### Instructions for the task
Copy out every line exactly, passing over the pictures.

### Information provided

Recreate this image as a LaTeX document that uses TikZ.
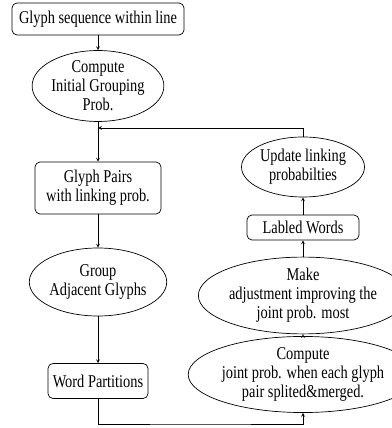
\documentclass[tikz,border=0pt]{standalone}
\usepackage{fontspec}
\newfontfamily\diagfont[FakeStretch=0.8]{Liberation Serif}
\usepackage{tikz}
\usetikzlibrary{shapes, arrows, positioning}
\tikzset{
    block/.style={
        rectangle,
        rounded corners=5pt,
        line width=0.7pt,
        draw=black,
        align=center,
        inner sep=0pt,
        font=\diagfont\fontsize{18}{19}\selectfont,
    },
    proc/.style={
        ellipse,
        line width=0.7pt,
        draw=black,
        align=center,
        inner sep=0pt,
        font=\diagfont\fontsize{18}{19}\selectfont,
    },
}

\begin{document}
\begin{tikzpicture}[x=1pt, y=1pt, ->, >=stealth, line width=0.7pt, on grid]
      \useasboundingbox (0,0) rectangle (391,428);

      % left column
      \node[block, minimum width=172pt, minimum height=32pt] (seq) at (98,409) {Glyph sequence within line};

      \node[proc, minimum width=123pt, minimum height=65pt, below=67pt of seq] (initprob) {Compute\\Initial Grouping\\Prob.};

      \node[block, minimum width=126pt, minimum height=52pt, below=102pt of initprob] (pairs) {Glyph Pairs\\with linking prob.};

      \node[proc, minimum width=116pt, minimum height=68pt, below=94pt of pairs] (group) {Group\\Adjacent Glyphs};

      \node[block, minimum width=100pt, minimum height=35pt, below=99pt of group] (parts) {Word Partitions};

      % right column
      \node[proc, minimum width=172pt, minimum height=65pt] (joint) at (303,53.5) {Compute\\joint prob. when each glyph\\pair splited\&merged.};

      \node[proc, minimum width=158pt, minimum height=47pt, above=79pt of joint] (adjust) {Make\\adjustment improving the\\joint prob. most};

      \node[block, minimum width=112pt, minimum height=25pt, above=68pt of adjust] (labled) {Labled Words};

      \node[proc, minimum width=123pt, minimum height=60pt, above=60.5pt of labled] (update) {Update linking\\probabilties};

      \coordinate (loopin) at (98,300);
      \coordinate (loopbot) at (200,4);

      \draw (seq) -- (initprob);
      \draw (initprob) -- (pairs);
      \draw (pairs) -- (group);
      \draw (group) -- (parts);
      \draw (parts.south) |- (loopbot) -| (joint.south);
      \draw (joint) -- (adjust);
      \draw (adjust) -- (labled);
      \draw (labled) -- (update);
      \draw (update.north) |- (loopin);

    \end{tikzpicture}
\end{document}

### Answer to this problem
Recreate this image as a LaTeX document that uses TikZ.
\documentclass[tikz,border=0pt]{standalone}
\usepackage{fontspec}
\newfontfamily\diagfont[FakeStretch=0.8]{Liberation Serif}
\usepackage{tikz}
\usetikzlibrary{shapes, arrows, positioning}
\tikzset{
    block/.style={
        rectangle,
        rounded corners=5pt,
        line width=0.7pt,
        draw=black,
        align=center,
        inner sep=0pt,
        font=\diagfont\fontsize{18}{19}\selectfont,
    },
    proc/.style={
        ellipse,
        line width=0.7pt,
        draw=black,
        align=center,
        inner sep=0pt,
        font=\diagfont\fontsize{18}{19}\selectfont,
    },
}

\begin{document}
\begin{tikzpicture}[x=1pt, y=1pt, ->, >=stealth, line width=0.7pt, on grid]
      \useasboundingbox (0,0) rectangle (391,428);

      % left column
      \node[block, minimum width=172pt, minimum height=32pt] (seq) at (98,409) {Glyph sequence within line};

      \node[proc, minimum width=123pt, minimum height=65pt, below=67pt of seq] (initprob) {Compute\\Initial Grouping\\Prob.};

      \node[block, minimum width=126pt, minimum height=52pt, below=102pt of initprob] (pairs) {Glyph Pairs\\with linking prob.};

      \node[proc, minimum width=116pt, minimum height=68pt, below=94pt of pairs] (group) {Group\\Adjacent Glyphs};

      \node[block, minimum width=100pt, minimum height=35pt, below=99pt of group] (parts) {Word Partitions};

      % right column
      \node[proc, minimum width=172pt, minimum height=65pt] (joint) at (303,53.5) {Compute\\joint prob. when each glyph\\pair splited\&merged.};

      \node[proc, minimum width=158pt, minimum height=47pt, above=79pt of joint] (adjust) {Make\\adjustment improving the\\joint prob. most};

      \node[block, minimum width=112pt, minimum height=25pt, above=68pt of adjust] (labled) {Labled Words};

      \node[proc, minimum width=123pt, minimum height=60pt, above=60.5pt of labled] (update) {Update linking\\probabilties};

      \coordinate (loopin) at (98,300);
      \coordinate (loopbot) at (200,4);

      \draw (seq) -- (initprob);
      \draw (initprob) -- (pairs);
      \draw (pairs) -- (group);
      \draw (group) -- (parts);
      \draw (parts.south) |- (loopbot) -| (joint.south);
      \draw (joint) -- (adjust);
      \draw (adjust) -- (labled);
      \draw (labled) -- (update);
      \draw (update.north) |- (loopin);

    \end{tikzpicture}
\end{document}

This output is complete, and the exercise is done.